GOAL OF THE EXERCISE: From the listing below, extract every line in which the word "matplotlib" appears.
::::
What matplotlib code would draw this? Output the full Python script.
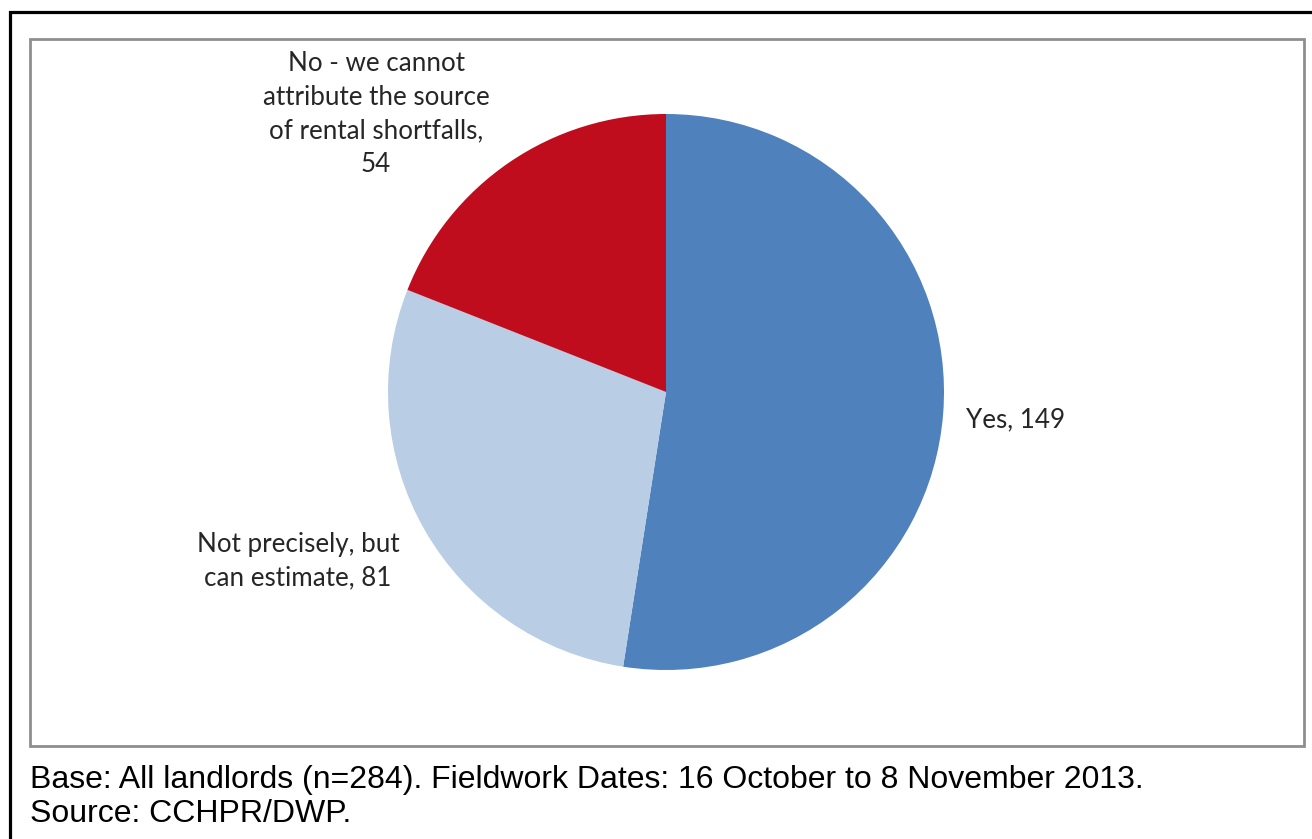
import matplotlib
matplotlib.use("Agg")
import matplotlib.pyplot as plt
from matplotlib.patches import Rectangle

categories = ["Yes", "Not precisely, but\ncan estimate", "No - we cannot\nattribute the source\nof rental shortfalls,\n"]
values = [149, 81, 54]
colors = ["#4F81BD", "#B9CDE5", "#C00D1E"]
footer = ["Base: All landlords (n=284). Fieldwork Dates: 16 October to 8 November 2013.",
          "Source: CCHPR/DWP."]

W, H = 1312, 839
fig = plt.figure(figsize=(W / 100, H / 100), dpi=100)
fig.patch.set_facecolor("white")

# outer black frame
fig.patches.append(Rectangle((9.5 / W, -0.1), 1.2, (H - 12) / H + 0.1, transform=fig.transFigure,
                             fill=False, edgecolor="black", linewidth=2.3, zorder=0))
# grey chart frame
fig.patches.append(Rectangle((30 / W, (H - 746) / H), (1304 - 30) / W, (746 - 39) / H,
                             transform=fig.transFigure, fill=False, edgecolor="#8E8E8E",
                             linewidth=2.0, zorder=0))

cx, cy, r = 666, 392, 278
ax = fig.add_axes([(cx - r) / W, (H - cy - r) / H, 2 * r / W, 2 * r / H])
wedges, _ = ax.pie(values, colors=colors, startangle=90, counterclock=False, radius=1,
                   wedgeprops=dict(linewidth=0))
ax.set_xlim(-1, 1)
ax.set_ylim(-1, 1)
ax.set_aspect("equal")
ax.axis("off")

font = dict(family=["Lato", "DejaVu Sans"], fontsize=18.7, color="#262626")
label_texts = [f"{categories[0]}, {values[0]}",
               f"{categories[1]}, {values[1]}",
               f"{categories[2]}{values[2]}"]
ax.text(1.079, -0.10, label_texts[0], ha="left", va="center", linespacing=1.42, **font)
ax.text(-1.324, -0.61, label_texts[1], ha="center", va="center", linespacing=1.42, **font)
ax.text(-1.043, 1.0, label_texts[2], ha="center", va="center", linespacing=1.42, **font)

for i, line in enumerate(footer):
    fig.text(30 / W, 1 - (780 + i * 34) / H, line, ha="left", va="center",
             family=["Liberation Sans", "DejaVu Sans"], fontsize=23, color="black")

fig.savefig("out.png", dpi=100)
::::
WRITTEN RESPONSE:
What matplotlib code would draw this? Output the full Python script.
import matplotlib
matplotlib.use("Agg")
import matplotlib.pyplot as plt
from matplotlib.patches import Rectangle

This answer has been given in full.